An academy group has withdrawn its application to open a new free school in Waltham Forest less than a year after Department of Education approval.
Oasis Community Learning announced yesterday that plans to open the Oasis Community School Walthamstow were axed because of insufficient demand for secondary school places.
The decision comes three weeks after Oasis announced the opening would be deferred until 2015 because a site for the school’s construction could not be secured.
Campaigners for local authority education provision say it highlights a lack of transparency in the free school process and ask why the school was approved in the first place.
Three more free schools were given the green light to open in 2014 at the same time as the Oasis academy, one of which, Walthamstow Primary Academy, has also deferred opening until 2015 because of difficulties securing a site.
John Murphy, national director for Oasis Community Learning, said the group only wants to establish new academies where there is a clear need for school places.
“We are confident that there is already good quality provision within the area and would express an interest to work in partnership with the local authority if and when the demand for places rises in the future,” he added.
Councillor Clare Coghill, cabinet member for children and young people, said the decision is in the best interest of children and that a new secondary school will not be needed until 2017.

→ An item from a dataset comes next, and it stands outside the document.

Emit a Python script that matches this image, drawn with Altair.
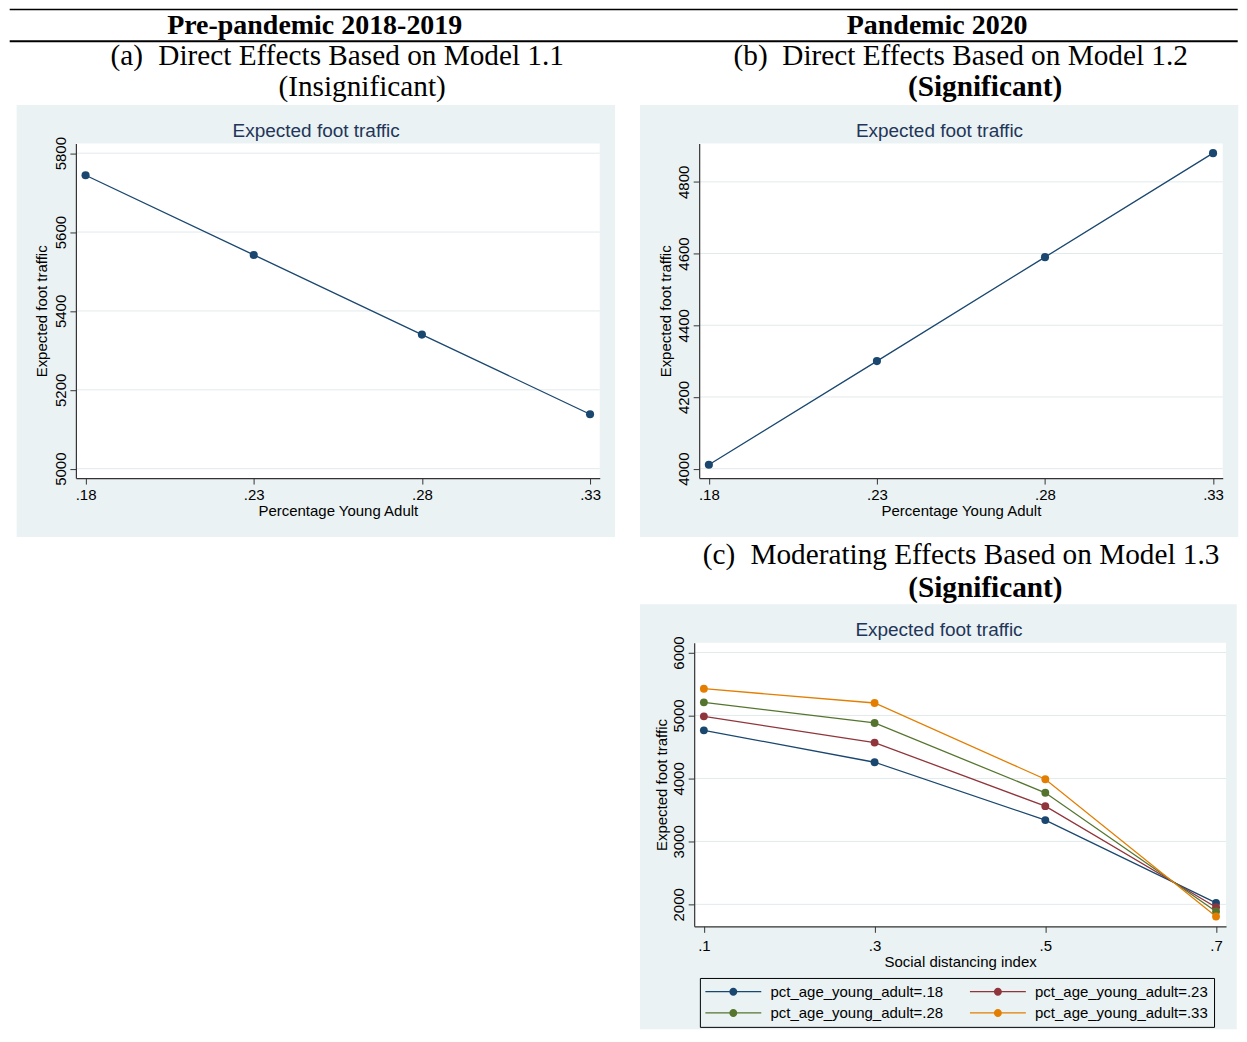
import altair as alt
import pandas as pd

# ---------------- data ----------------
pct_young = [0.18, 0.23, 0.28, 0.33]
pre_traffic = [5744, 5542, 5340, 5138]
pandemic_traffic = [4011, 4300, 4590, 4880]

sdi = [0.1, 0.3, 0.5, 0.7]
pct_keys = [".18", ".23", ".28", ".33"]
group_labels = ["pct_age_young_adult=" + k for k in pct_keys]
traffic_18 = [4764, 4257, 3338, 2023]
traffic_23 = [4986, 4569, 3560, 1954]
traffic_28 = [5208, 4881, 3772, 1886]
traffic_33 = [5425, 5198, 3987, 1807]

ticks_a = [5000, 5200, 5400, 5600, 5800]
ticks_b = [4000, 4200, 4400, 4600, 4800]
ticks_c = [2000, 3000, 4000, 5000, 6000]

# ---------------- styles ----------------
SANS = "Liberation Sans"
SERIF = "Liberation Serif"
BG = "#EAF2F3"
GRID = "#E2EAEC"
TITLE_COLOR = "#1F3559"
AXIS_COLOR = "#333333"
NAVY = "#1A476F"
series_colors = ["#1A476F", "#90353B", "#55752F", "#E37E00"]

dummy = pd.DataFrame({"k": [0]})


def text_mark(txt, x, y, size=29.3, weight="normal", align="center", font=SERIF, color="black"):
    return alt.Chart(dummy).mark_text(
        text=txt, font=font, fontSize=size, fontWeight=weight, align=align,
        baseline="alphabetic", color=color
    ).encode(x=alt.value(x), y=alt.value(y))


def rule_mark(x0, x1, y, w):
    return alt.Chart(dummy).mark_rule(color="black", strokeWidth=w).encode(
        x=alt.value(x0), x2=alt.value(x1), y=alt.value(y)
    )


def rect_mark(x0, x1, y0, y1, color):
    return alt.Chart(dummy).mark_rect(color=color).encode(
        x=alt.value(x0), x2=alt.value(x1), y=alt.value(y0), y2=alt.value(y1)
    )


def empty_cell(w, h):
    return alt.Chart(dummy).mark_text(text=" ", fontSize=4).encode(
        x=alt.value(w / 2), y=alt.value(h / 2)
    ).properties(width=w, height=h)


def y_axis(values, height, title_x, offset=0):
    return alt.Axis(
        values=values, format="d", labelAngle=270, labelAlign="center",
        labelBaseline="alphabetic", labelPadding=4.5, labelFont=SANS,
        labelFontSize=15, labelColor="black", labelFlush=False, labelOverlap=False,
        tickSize=6, tickColor=AXIS_COLOR, tickWidth=1, domainColor=AXIS_COLOR,
        domainWidth=1.2, grid=False, titleFont=SANS, titleFontSize=15,
        titleFontWeight="normal", titleColor="black", titleAngle=270,
        titleAlign="center", titleBaseline="alphabetic", titleX=title_x,
        titleY=height / 2, offset=offset, zindex=1,
    )


def x_axis(values, center, fmt, label_pad, title_y):
    return alt.Axis(
        values=values, labelExpr=f"substring(format(datum.value, '{fmt}'), 1)",
        labelAngle=0, labelPadding=label_pad, labelFont=SANS, labelFontSize=15,
        labelColor="black", labelFlush=False, labelOverlap=False, tickSize=6,
        tickColor=AXIS_COLOR, tickWidth=1, domainColor=AXIS_COLOR, domainWidth=1.2,
        grid=False, titleFont=SANS, titleFontSize=15, titleFontWeight="normal",
        titleColor="black", titleBaseline="alphabetic", titleAlign="center",
        titleX=center, titleY=title_y, zindex=1,
    )


def simple_panel(ys, yticks, ydomain, W, H, ytitle_x):
    xscale = alt.Scale(domain=[0.17712, 0.33288], nice=False, zero=False)
    yscale = alt.Scale(domain=ydomain, nice=False, zero=False)
    df = pd.DataFrame({"x": pct_young, "y": ys})
    X = alt.X("x:Q", scale=xscale, axis=x_axis(pct_young, W / 2, ".2f", 3, 37.3),
              title="Percentage Young Adult")
    Y = alt.Y("y:Q", scale=yscale, axis=y_axis(yticks, H, ytitle_x),
              title="Expected foot traffic")
    grid = alt.Chart(pd.DataFrame({"y": yticks})).mark_rule(
        color=GRID, strokeWidth=1).encode(y=Y)
    line = alt.Chart(df).mark_line(color=NAVY, strokeWidth=1.3).encode(x=X, y=Y)
    pts = alt.Chart(df).mark_point(filled=True, size=66, color=NAVY, opacity=1).encode(x=X, y=Y)
    return alt.layer(
        rect_mark(-59.3, 540, -38.7, 394, BG),
        rect_mark(0, W, 0, H, "white"),
        grid,
        text_mark("Expected foot traffic", 240.7, -6.7, size=19, font=SANS, color=TITLE_COLOR),
        line,
        pts,
    ).properties(width=W, height=H)


# ---------------- header (origin = left edge of panel a, top of figure) ----------------
header = alt.layer(
    rule_mark(-66.3, 1163.7, 0.75, 1.5),
    rule_mark(-66.3, 1163.7, 32.5, 2),
    text_mark("Pre-pandemic 2018-2019", 239.2, 25, size=28, weight="bold"),
    text_mark("Pandemic 2020", 862.7, 25, size=28, weight="bold"),
    text_mark("(a)", 34.7, 56, align="left"),
    text_mark("Direct Effects Based on Model 1.1", 285.7, 56),
    text_mark("(Insignificant)", 286.7, 87),
    text_mark("(b)", 658.7, 56, align="left"),
    text_mark("Direct Effects Based on Model 1.2", 910.7, 56),
    text_mark("(Significant)", 910.7, 87, weight="bold"),
).properties(width=524.7, height=134.7)

panel_a = simple_panel(pre_traffic, ticks_a, [4976.2, 5824.3], 524.7, 335, -29.3)
panel_b = simple_panel(pandemic_traffic, ticks_b, [3973.8, 4906.6], 524.4, 335, -28.3)

# ---------------- panel c ----------------
WC, HC = 527.7, 284
rows = []
for key, lab, vals in zip(pct_keys, group_labels, [traffic_18, traffic_23, traffic_28, traffic_33]):
    for s, v in zip(sdi, vals):
        rows.append({"x": s, "y": v, "k": key, "g": lab})
df_c = pd.DataFrame(rows)

xscale_c = alt.Scale(domain=[0.08866, 0.7117], range=[-5, WC], nice=False, zero=False)
yscale_c = alt.Scale(domain=[1651, 6154], nice=False, zero=False)
Xc = alt.X("x:Q", scale=xscale_c, axis=x_axis(sdi, (WC - 5) / 2, ".1f", 6.5, 40),
           title="Social distancing index")
Yc = alt.Y("y:Q", scale=yscale_c, axis=y_axis(ticks_c, HC, -27.3, offset=5),
           title="Expected foot traffic")

LEGEND_SYMBOL = "M-7,-0.16L7,-0.16L7,0.16L-7,0.16Z M-1,0A1,1,0,1,1,1,0A1,1,0,1,1,-1,0Z"

grid_c = alt.Chart(pd.DataFrame({"y": ticks_c})).mark_rule(color=GRID, strokeWidth=1).encode(
    y=Yc, x=alt.value(-5), x2=alt.value(WC)
)
lines_c = alt.Chart(df_c).mark_line(strokeWidth=1.3).encode(
    x=Xc, y=Yc,
    stroke=alt.Stroke("k:N", scale=alt.Scale(domain=pct_keys, range=series_colors), legend=None),
)
pts_c = alt.Chart(df_c).mark_point(filled=True, size=62, opacity=1, strokeWidth=0).encode(
    x=Xc, y=Yc,
    fill=alt.Fill(
        "g:N", scale=alt.Scale(domain=group_labels, range=series_colors),
        legend=alt.Legend(
            title=None, orient="none", legendX=0.7, legendY=335.7, columns=2,
            direction="horizontal",
            symbolType=LEGEND_SYMBOL, symbolSize=64, symbolStrokeWidth=0,
            symbolOffset=20, labelOffset=29.7, labelFont=SANS, labelFontSize=15,
            labelColor="black", labelLimit=400, strokeColor="black", padding=6,
            rowPadding=5.5, columnPadding=26, zindex=1,
        ),
    ),
)

panel_c = alt.layer(
    rect_mark(-59.3, 538.4, -38.7, 387, BG),
    rect_mark(-5, WC, 0, HC, "white"),
    grid_c,
    text_mark("Expected foot traffic", 240.2, -7, size=19, font=SANS, color=TITLE_COLOR),
    text_mark("(c)", 3.7, -79, align="left"),
    text_mark("Moderating Effects Based on Model 1.3", 286.2, -79),
    text_mark("(Significant)", 286.7, -46, weight="bold"),
    lines_c,
    pts_c,
).properties(width=WC, height=HC)

cells = [
    header, empty_cell(1, 134.7),
    panel_a, panel_b,
    empty_cell(1, 164.3), empty_cell(1, 164.3),
    empty_cell(1, HC), panel_c,
]

chart = alt.concat(
    *cells, columns=2, spacing={"row": 0, "column": 99.3},
    bounds="flush", align="each", padding=0
).resolve_scale(fill="independent", stroke="independent").configure_view(stroke=None)

chart.save("out.html", embed_options={"renderer": "svg", "actions": False})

Our Community, Our Schools campaigner Jonathan White said the decision, which means the need for school places is being met by community schools, is excellent news.
He said: “That a school has been pre-approved, has never carried out its consultation and has been able to hype and market itself to the point of claiming they have a site only for the DfE to say there’s no need for the school says a lot about the chaos free schools policy is in.
“We don’t really know what’s happening here and that says a lot about the anarchy of the free schools policy – decisions are taken in secret, there’s not transparency and the community and local authority are never really involved.”